Quant à savoir ce qu’Edmond-François Calvo pensait lui-même de son œuvre, on peut répondre qu’il la tenait en estime au moins aussi haute que La Bête est morte !, puisque les deux ensembles de planches originales ont été chacun réunis dans une reliure à charnières et recouverts de couvertures en cuir véritable, ornées de titres gravés à la feuille d’or. Ces deux imposants trésors ont ainsi traversé les décennies, préservés de la dispersion et des effets dévastateurs de la lumière. Leurs couleurs sont ainsi d’une fraîcheur étonnante, auxquelles les éditions récentes des deux titres, bénéficiant pourtant des plus modernes sophistications de la technique numérique, ne parviennent pas complètement à rendre complètement justice.
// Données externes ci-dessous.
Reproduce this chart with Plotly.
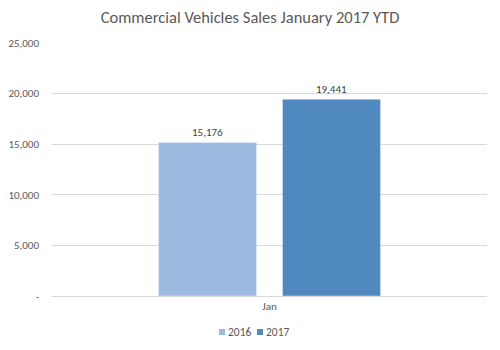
import plotly.graph_objects as go

categories = ["Jan"]
series_names = ["2016", "2017"]
values_2016 = [15176]
values_2017 = [19441]
tick_vals = [0, 5000, 10000, 15000, 20000, 25000]
tick_text = ["-", "5,000", "10,000", "15,000", "20,000", "25,000"]
colors = ["#9DBBE1", "#4F89BF"]

fig = go.Figure()
for name, vals, col in zip(series_names, [values_2016, values_2017], colors):
    fig.add_trace(go.Bar(
        x=categories, y=vals, name=name, marker_color=col,
        text=[f"{v:,}" for v in vals], textposition="outside",
        textfont=dict(size=11, color="#404040"), cliponaxis=False,
        showlegend=False,
    ))

# compact legend (square swatch + label) placed below the axis, as in the reference
plot_l, plot_w, plot_b, plot_h = 52, 435, 296, 253
legend_left_px = [219, 257]
legend_y_px = 332
shapes, annotations = [], []
for name, col, lx in zip(series_names, colors, legend_left_px):
    shapes.append(dict(type="rect", xref="paper", yref="paper",
                       x0=(lx - plot_l) / plot_w, x1=(lx + 6 - plot_l) / plot_w,
                       y0=(plot_b - legend_y_px + 3) / plot_h, y1=(plot_b - legend_y_px - 3) / plot_h,
                       fillcolor=col, line=dict(width=0)))
    annotations.append(dict(text=name, xref="paper", yref="paper",
                            x=(lx + 7 - plot_l) / plot_w, y=(plot_b - legend_y_px) / plot_h,
                            xanchor="left", yanchor="middle", showarrow=False,
                            font=dict(size=11.5, color="#595959")))

font_family = "Carlito, Calibri, 'Open Sans', sans-serif"
fig.update_layout(
    width=500, height=350,
    margin=dict(l=52, r=13, t=43, b=54, autoexpand=False),
    paper_bgcolor="white", plot_bgcolor="white",
    font=dict(family=font_family, color="#595959", size=11),
    title=dict(text="Commercial Vehicles Sales January 2017 YTD", x=0.5, xanchor="center",
               y=0.95, yanchor="middle", font=dict(size=16.5, color="#595959")),
    barmode="group", bargap=0.43, bargroupgap=0.21,
    showlegend=False,
    shapes=shapes,
    annotations=annotations,
    xaxis=dict(showline=True, linecolor="#D9D9D9", ticks="", tickfont=dict(size=11)),
    yaxis=dict(range=[0, 25000], tickvals=tick_vals, ticktext=tick_text,
               showgrid=True, gridcolor="#D9D9D9", zeroline=False, ticks="",
               tickfont=dict(size=11), ticklabelstandoff=12),
)
fig.write_html("out.html")
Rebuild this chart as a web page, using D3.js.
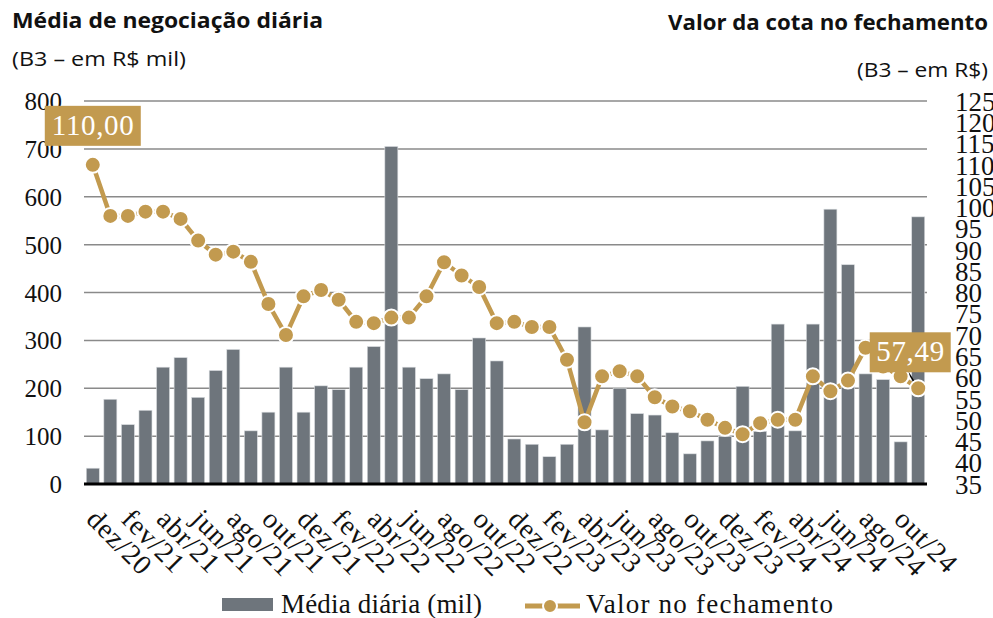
<!DOCTYPE html>
<html>
<head>
<meta charset="utf-8">
<script src="https://cdn.jsdelivr.net/npm/d3@7"></script>
<style>
  body { margin: 0; background: #fff; }
  svg { display: block; }
</style>
</head>
<body>
<div id="chart"></div>
<script>
const months = [
  "dez/20", "jan/21", "fev/21", "mar/21", "abr/21", "mai/21", "jun/21", "jul/21",
  "ago/21", "set/21", "out/21", "nov/21", "dez/21", "jan/22", "fev/22", "mar/22",
  "abr/22", "mai/22", "jun/22", "jul/22", "ago/22", "set/22", "out/22", "nov/22",
  "dez/22", "jan/23", "fev/23", "mar/23", "abr/23", "mai/23", "jun/23", "jul/23",
  "ago/23", "set/23", "out/23", "nov/23", "dez/23", "jan/24", "fev/24", "mar/24",
  "abr/24", "mai/24", "jun/24", "jul/24", "ago/24", "set/24", "out/24", "nov/24"
];

// média diária de negociação (R$ mil)
const mediaDiaria = [
  33, 177, 124, 154, 244, 264, 181, 237, 281, 111, 150, 244,
  150, 205, 197, 244, 287, 705, 244, 220, 230, 197, 305, 257,
  94, 83, 57, 83, 328, 113, 200, 147, 144, 107, 63, 90,
  99, 204, 110, 334, 111, 334, 574, 458, 230, 218, 88, 558
];

// valor da cota no fechamento (R$)
const valorFechamento = [
  110.00, 98.0, 98.0, 99.0, 99.0, 97.3, 92.2, 88.9, 89.6, 87.2, 77.3, 70.0,
  79.1, 80.6, 78.3, 73.1, 72.8, 74.1, 74.1, 79.1, 87.1, 84.0, 81.3, 72.8,
  73.1, 71.9, 71.9, 64.2, 49.5, 60.3, 61.5, 60.3, 55.4, 53.2, 52.1, 50.1,
  48.2, 46.7, 49.3, 50.1, 50.1, 60.3, 56.8, 59.3, 67.0, 62.6, 60.3, 57.49
];

const leftTicks = [0, 100, 200, 300, 400, 500, 600, 700, 800];
const rightTicks = d3.range(35, 126, 5);
const xTickLabels = months.filter((d, i) => i % 2 === 0);

const W = 993, H = 618;
const GOLD = "#c29a4f", GRAY = "#6e757c";
const SERIF = "'Liberation Serif', 'DejaVu Serif', serif";
const SANS = "'Open Sans', 'Noto Sans', sans-serif";

const svg = d3.select("#chart").append("svg")
  .attr("width", W)
  .attr("height", H);

svg.append("rect").attr("width", W).attr("height", H).attr("fill", "#fff");

const x = d3.scaleBand().domain(months).range([84, 927]).paddingInner(0.26).paddingOuter(0.13);
const yL = d3.scaleLinear().domain([0, 800]).range([484, 101]);
const yR = d3.scaleLinear().domain([35, 125]).range([484, 101]);
const cx = d => x(d) + x.bandwidth() / 2;

// titles
function title(tx, ty, anchor, bold, size, len, str) {
  svg.append("text").attr("x", tx).attr("y", ty)
    .attr("text-anchor", anchor)
    .attr("font-family", SANS)
    .attr("font-weight", bold ? "bold" : "normal")
    .attr("font-size", size)
    .attr("textLength", len)
    .attr("lengthAdjust", "spacingAndGlyphs")
    .attr("fill", "#111")
    .text(str);
}
title(12, 28, "start", true, 21, 311, "Média de negociação diária");
title(12, 66, "start", false, 20, 174, "(B3 – em R$ mil)");
title(988, 30, "end", true, 21, 320, "Valor da cota no fechamento");
title(988, 77, "end", false, 20, 131, "(B3 – em R$)");

// gridlines
svg.append("g")
  .selectAll("line")
  .data(leftTicks.slice(1))
  .enter()
  .append("line")
  .attr("x1", 84).attr("x2", 927)
  .attr("y1", d => yL(d)).attr("y2", d => yL(d))
  .style("stroke", "#8a8a8a")
  .style("stroke-width", "1.5px");

// left axis
const leftAxis = svg.append("g")
  .attr("transform", "translate(62,0)")
  .call(d3.axisLeft(yL).tickValues(leftTicks).tickSize(0).tickPadding(0));
leftAxis.select(".domain").remove();
leftAxis.selectAll("text")
  .attr("font-family", SERIF).attr("font-size", 25).attr("fill", "#111")
  .attr("dy", "0.34em");

// right axis
const rightAxis = svg.append("g")
  .attr("transform", "translate(955,0)")
  .call(d3.axisRight(yR).tickValues(rightTicks).tickSize(0).tickPadding(0));
rightAxis.select(".domain").remove();
rightAxis.selectAll("text")
  .attr("font-family", SERIF).attr("font-size", 27).attr("fill", "#111")
  .attr("dy", "0.34em");

// bars
svg.append("g")
  .selectAll("rect")
  .data(months)
  .enter()
  .append("rect")
  .attr("x", d => x(d))
  .attr("width", x.bandwidth())
  .attr("y", (d, i) => yL(mediaDiaria[i]))
  .attr("height", (d, i) => yL(0) - yL(mediaDiaria[i]))
  .attr("fill", GRAY)
  .style("stroke", "#d9dcdf")
  .style("stroke-width", "0.6px");

// baseline
svg.append("line")
  .attr("x1", 84).attr("x2", 927)
  .attr("y1", 484).attr("y2", 484)
  .style("stroke", "#000")
  .style("stroke-width", "3px");

// x axis labels
const xAxis = svg.append("g")
  .call(d3.axisBottom(x).tickValues(xTickLabels).tickSize(0).tickPadding(0));
xAxis.select(".domain").remove();
xAxis.selectAll(".tick")
  .attr("transform", d => "translate(" + (cx(d) + 6) + ",507)");
xAxis.selectAll("text")
  .attr("font-family", SERIF).attr("font-size", 28).attr("fill", "#111")
  .attr("letter-spacing", "0.8px")
  .attr("text-anchor", "start")
  .attr("y", 0).attr("dy", "0.7em")
  .attr("transform", "rotate(45)");

// line
const line = d3.line()
  .x((d, i) => cx(months[i]))
  .y(d => yR(d));

svg.append("path")
  .datum(valorFechamento)
  .attr("d", line)
  .attr("fill", "none")
  .style("stroke", GOLD)
  .style("stroke-width", "4.5px");

// leader line for the last label
const last = valorFechamento.length - 1;
svg.append("line")
  .attr("x1", cx(months[last]) - 10).attr("y1", yR(valorFechamento[last]) - 16)
  .attr("x2", cx(months[last])).attr("y2", yR(valorFechamento[last]))
  .style("stroke", "#000")
  .style("stroke-width", "1.5px");

svg.append("g")
  .selectAll("circle")
  .data(valorFechamento)
  .enter()
  .append("circle")
  .attr("cx", (d, i) => cx(months[i]))
  .attr("cy", d => yR(d))
  .attr("r", 8)
  .attr("fill", GOLD)
  .style("stroke", "#fff")
  .style("stroke-width", "2px");

// value labels
const fmt = v => v.toFixed(2).replace(".", ",");
const labels = [
  { i: 0, dx: 0, bottom: 19, w: 96, tl: 82 },
  { i: last, dx: -8, bottom: 16, w: 81, tl: 68 }
];
labels.forEach(l => {
  const px = cx(months[l.i]) + l.dx;
  const py = yR(valorFechamento[l.i]) - l.bottom;
  svg.append("rect")
    .attr("x", px - l.w / 2).attr("y", py - 40)
    .attr("width", l.w).attr("height", 40)
    .attr("fill", GOLD);
  svg.append("text")
    .attr("x", px).attr("y", py - 11)
    .attr("text-anchor", "middle")
    .attr("font-family", SERIF).attr("font-size", 29)
    .attr("textLength", l.tl)
    .attr("fill", "#fff")
    .text(fmt(valorFechamento[l.i]));
});

// legend
const legend = svg.append("g");
legend.append("rect")
  .attr("x", 222).attr("y", 598).attr("width", 51).attr("height", 13)
  .attr("fill", GRAY);
legend.append("text")
  .attr("x", 281).attr("y", 613)
  .attr("font-family", SERIF).attr("font-size", 27).attr("fill", "#111")
  .attr("textLength", 201)
  .text("Média diária (mil)");
legend.append("line")
  .attr("x1", 525).attr("x2", 580).attr("y1", 606).attr("y2", 606)
  .style("stroke", GOLD).style("stroke-width", "5px");
legend.append("circle")
  .attr("cx", 550).attr("cy", 606).attr("r", 7)
  .attr("fill", GOLD).style("stroke", "#fff").style("stroke-width", "2px");
legend.append("text")
  .attr("x", 586).attr("y", 613)
  .attr("font-family", SERIF).attr("font-size", 27).attr("fill", "#111")
  .attr("textLength", 247)
  .text("Valor no fechamento");
</script>
</body>
</html>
Et c’est une chance historique que la Cité internationale de la bande dessinée et de l’image ait pu faire l’acquisition de l’ensemble relié des pages des Aventures de Rosalie, qui constitue depuis quelques mois, l’un des pièces les plus précieuses de la collection du musée de la Bande dessinée.
Jean-Pierre Mercier
[1] On sait qu’il y a eu au moins trois tirages du premier tome de La Bête et sans doute deux du second tome, avant que GP fasse paraître les deux tomes en un seul volume, qui connaîtra en 1946 des éditions anglaise et hollandaise. Dans le contexte de l’époque, on peut parler de triomphe éditorial, même si les chiffres précis de tirage et de vente demeurent inconnus.
[2] Il est en revanche évident que Susie a été l’inspiration directe de Jonathan Lasseter pour le long-métrage Cars, sorti en 2006 chez Pixar.
[3] La même remarque vaut également pour tous les personnages humains des Anatomies atomiques, citées en début d’article.